Keep only the lines of the listing that include the word "page", and copy them.
+-------+
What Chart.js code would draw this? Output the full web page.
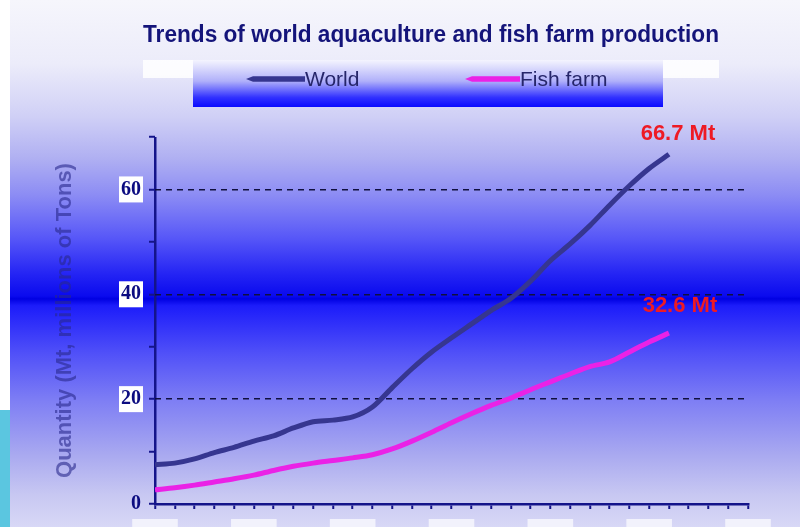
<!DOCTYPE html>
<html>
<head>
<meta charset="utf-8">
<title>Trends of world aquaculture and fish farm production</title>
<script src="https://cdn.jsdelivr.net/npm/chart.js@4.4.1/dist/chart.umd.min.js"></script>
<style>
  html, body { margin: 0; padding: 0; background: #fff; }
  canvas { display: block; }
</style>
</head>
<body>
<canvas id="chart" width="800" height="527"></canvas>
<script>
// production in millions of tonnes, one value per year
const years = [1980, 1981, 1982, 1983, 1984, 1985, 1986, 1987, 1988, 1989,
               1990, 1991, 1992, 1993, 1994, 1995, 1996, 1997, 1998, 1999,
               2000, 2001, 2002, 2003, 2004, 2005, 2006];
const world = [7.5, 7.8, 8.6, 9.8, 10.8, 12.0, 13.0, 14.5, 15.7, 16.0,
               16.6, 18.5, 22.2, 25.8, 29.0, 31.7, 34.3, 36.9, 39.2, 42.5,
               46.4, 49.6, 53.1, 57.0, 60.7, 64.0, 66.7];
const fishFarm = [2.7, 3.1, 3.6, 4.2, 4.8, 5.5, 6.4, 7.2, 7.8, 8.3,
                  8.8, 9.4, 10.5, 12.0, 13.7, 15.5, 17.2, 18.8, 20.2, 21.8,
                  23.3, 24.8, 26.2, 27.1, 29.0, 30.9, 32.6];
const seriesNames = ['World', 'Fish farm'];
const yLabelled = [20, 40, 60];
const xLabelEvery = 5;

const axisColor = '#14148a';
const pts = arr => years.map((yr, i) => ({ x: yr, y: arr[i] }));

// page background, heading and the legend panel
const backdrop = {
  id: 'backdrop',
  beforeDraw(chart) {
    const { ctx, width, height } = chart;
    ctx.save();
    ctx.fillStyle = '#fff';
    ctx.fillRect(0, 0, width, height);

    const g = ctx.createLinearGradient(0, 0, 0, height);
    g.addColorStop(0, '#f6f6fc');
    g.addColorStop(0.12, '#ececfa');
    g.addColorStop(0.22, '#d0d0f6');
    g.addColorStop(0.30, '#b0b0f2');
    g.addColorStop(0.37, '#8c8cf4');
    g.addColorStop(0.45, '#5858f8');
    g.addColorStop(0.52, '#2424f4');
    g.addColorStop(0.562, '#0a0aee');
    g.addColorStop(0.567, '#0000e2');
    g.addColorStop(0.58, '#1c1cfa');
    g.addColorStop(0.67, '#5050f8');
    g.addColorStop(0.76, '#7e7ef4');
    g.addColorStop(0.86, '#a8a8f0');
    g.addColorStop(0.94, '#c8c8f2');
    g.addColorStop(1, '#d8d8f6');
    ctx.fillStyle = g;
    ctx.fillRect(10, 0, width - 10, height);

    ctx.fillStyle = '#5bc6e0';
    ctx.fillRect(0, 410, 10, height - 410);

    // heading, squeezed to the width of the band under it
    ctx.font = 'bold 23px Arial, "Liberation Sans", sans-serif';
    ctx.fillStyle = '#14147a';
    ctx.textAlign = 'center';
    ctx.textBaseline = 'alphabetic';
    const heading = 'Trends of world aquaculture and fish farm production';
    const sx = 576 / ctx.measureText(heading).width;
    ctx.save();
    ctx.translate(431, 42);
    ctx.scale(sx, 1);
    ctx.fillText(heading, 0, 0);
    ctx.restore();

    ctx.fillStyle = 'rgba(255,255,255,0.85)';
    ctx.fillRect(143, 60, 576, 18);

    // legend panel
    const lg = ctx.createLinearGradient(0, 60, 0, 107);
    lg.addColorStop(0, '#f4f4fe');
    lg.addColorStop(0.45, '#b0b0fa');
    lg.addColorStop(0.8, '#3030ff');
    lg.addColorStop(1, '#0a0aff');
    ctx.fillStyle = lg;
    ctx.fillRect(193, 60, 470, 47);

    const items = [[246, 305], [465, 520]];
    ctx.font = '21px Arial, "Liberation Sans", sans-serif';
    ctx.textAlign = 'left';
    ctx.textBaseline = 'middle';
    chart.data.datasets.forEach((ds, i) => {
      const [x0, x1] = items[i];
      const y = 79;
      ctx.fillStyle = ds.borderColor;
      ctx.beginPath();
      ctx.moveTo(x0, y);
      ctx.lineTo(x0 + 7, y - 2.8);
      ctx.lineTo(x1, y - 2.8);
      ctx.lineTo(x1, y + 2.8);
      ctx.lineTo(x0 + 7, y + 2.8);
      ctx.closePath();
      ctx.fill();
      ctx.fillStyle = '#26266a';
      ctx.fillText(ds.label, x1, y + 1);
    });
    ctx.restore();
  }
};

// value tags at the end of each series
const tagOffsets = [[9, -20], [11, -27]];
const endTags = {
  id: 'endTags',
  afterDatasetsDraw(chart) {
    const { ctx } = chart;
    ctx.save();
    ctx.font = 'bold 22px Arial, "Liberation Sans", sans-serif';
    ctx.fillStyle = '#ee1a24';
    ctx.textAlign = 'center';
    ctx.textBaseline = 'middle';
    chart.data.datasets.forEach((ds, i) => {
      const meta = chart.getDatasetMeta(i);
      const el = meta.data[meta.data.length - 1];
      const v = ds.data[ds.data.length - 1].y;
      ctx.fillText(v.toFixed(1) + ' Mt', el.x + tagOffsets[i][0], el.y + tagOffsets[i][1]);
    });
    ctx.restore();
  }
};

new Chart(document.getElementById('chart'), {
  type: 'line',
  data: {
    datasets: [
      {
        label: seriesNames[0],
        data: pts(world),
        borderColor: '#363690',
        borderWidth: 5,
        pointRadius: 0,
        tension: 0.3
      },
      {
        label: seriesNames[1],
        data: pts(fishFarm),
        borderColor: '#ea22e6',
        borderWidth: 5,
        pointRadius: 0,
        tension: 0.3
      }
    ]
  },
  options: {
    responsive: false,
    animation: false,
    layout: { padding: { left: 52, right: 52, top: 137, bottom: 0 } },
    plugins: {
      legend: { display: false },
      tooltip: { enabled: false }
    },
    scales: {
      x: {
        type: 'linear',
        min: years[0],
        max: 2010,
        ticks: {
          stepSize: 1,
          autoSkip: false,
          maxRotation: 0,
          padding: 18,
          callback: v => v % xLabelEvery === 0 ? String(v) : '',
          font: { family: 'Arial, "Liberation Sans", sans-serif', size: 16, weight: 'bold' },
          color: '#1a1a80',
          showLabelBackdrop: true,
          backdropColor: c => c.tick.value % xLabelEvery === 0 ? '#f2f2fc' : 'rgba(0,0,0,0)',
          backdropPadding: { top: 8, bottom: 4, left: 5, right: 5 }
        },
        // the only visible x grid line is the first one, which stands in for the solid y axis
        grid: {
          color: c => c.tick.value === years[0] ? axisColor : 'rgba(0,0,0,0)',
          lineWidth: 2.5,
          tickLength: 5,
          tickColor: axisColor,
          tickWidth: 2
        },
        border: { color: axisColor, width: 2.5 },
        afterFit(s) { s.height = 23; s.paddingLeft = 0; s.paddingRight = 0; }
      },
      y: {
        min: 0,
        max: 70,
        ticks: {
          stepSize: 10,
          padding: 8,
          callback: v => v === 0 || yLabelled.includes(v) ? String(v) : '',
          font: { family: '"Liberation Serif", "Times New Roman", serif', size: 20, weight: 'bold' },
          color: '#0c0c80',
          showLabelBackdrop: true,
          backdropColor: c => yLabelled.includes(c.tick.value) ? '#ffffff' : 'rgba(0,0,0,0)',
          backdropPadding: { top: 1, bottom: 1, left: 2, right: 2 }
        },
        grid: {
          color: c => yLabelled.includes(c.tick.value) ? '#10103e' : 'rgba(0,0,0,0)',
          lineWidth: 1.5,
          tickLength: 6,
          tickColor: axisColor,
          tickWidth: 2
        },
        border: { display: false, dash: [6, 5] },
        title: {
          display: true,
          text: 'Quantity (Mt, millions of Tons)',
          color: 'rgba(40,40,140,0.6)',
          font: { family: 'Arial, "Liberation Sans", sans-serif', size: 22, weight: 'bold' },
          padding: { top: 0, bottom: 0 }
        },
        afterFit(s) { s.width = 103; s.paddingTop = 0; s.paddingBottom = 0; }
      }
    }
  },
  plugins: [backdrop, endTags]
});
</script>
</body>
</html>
+-------+
RIGHT ANSWER:
What Chart.js code would draw this? Output the full web page.
// page background, heading and the legend panel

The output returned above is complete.